I remember watching her jump off a railing and belly flop into a trash can in one episode. I laughed so hard. Of course, the fun and games is also played up because of how heart breaking this anime is. Isla, especially, is a tragic character, in spite of all the humorous stunts she pulls. I think, for me, this is what makes me like her so much. She’s funny, but at the same time, I really feel for her – because Isla is a Giftia, and Giftia only last for a total of 8 or so years before expiring.
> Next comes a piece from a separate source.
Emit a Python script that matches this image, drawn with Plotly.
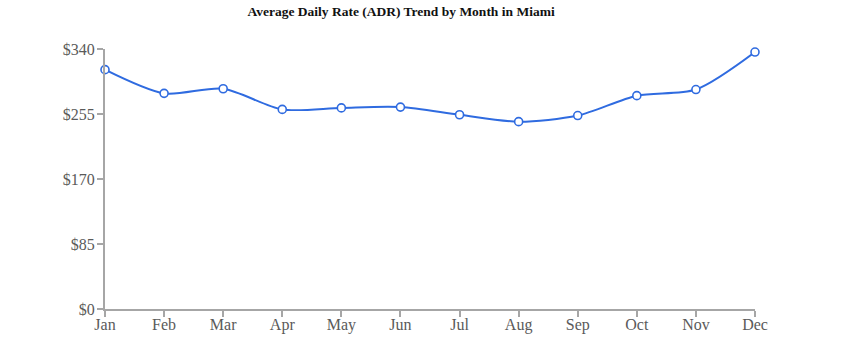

That’s what this entire anime is about, and it’s why the story is so tragic.
The show did have a few occasional tonal stumbling blocks – sometimes its humor worked great, but at other times it would attempt to shoehorn in an awkward sex joke at the worst possible time, as if afraid it was taking itself too seriously.
Then there was an entire plot line that revolved around how terrifying the Giftia (androids) were if they were allowed to go out of control that only served as backstory for one character and a relatively unnecessary action sequence. I think the slow degradation into a vegetable state was much more poignant and tragic than a small percentage of Giftia suddenly going berserk and trying to kill people.
But these were small flaws I could overlook in the face of surprisingly meaningful character interaction. The typical archetype characters in particular subverted their natures in ways that brought tears to my eyes – the tsundere going out of her way to help the MCs find love and being brought to tears over it; the emotionless girl quickly being revealed to never have been all that emotionless in the first place, instead trying to protect those around her; the “oblivious main character” proving again and again that he was far more intelligent and considerate than anyone could have guessed.
Tragic or not, there were some really touching scenes in this. I thought the romance between Tsukasa, the main character, and Isla, was downright adorable – incredibly funny and potential deadly for Tsukasa, but mostly adorable. Watching them muddle through their relationship, seeing Tsukasa try – and usually fail – to make Isla happy, really made it worth watching this anime. For those who enjoy watching a heartfelt romance with touching moments that are mired in beautiful tragedy – I’m looking at you Clannad fans – you’ll definitely enjoy this. For those of you who don’t like crying your eyes out, well, you probably won’t want to touch this with a ten foot pole.
This was a show that didn’t rush itself; it moved resolutely and honestly towards its inevitable conclusion. The kind of steadfast journey forward that brings tears to your eyes slowly – first a burning, then a blurring in the eyes, until all of a sudden you’re crying because you want to (not because you were meant to).
It’s a series that celebrates (not mourns) the brightest of loves, the ones that shine too bright and too quick, the ones that are everlasting and never fading, because they ended too soon.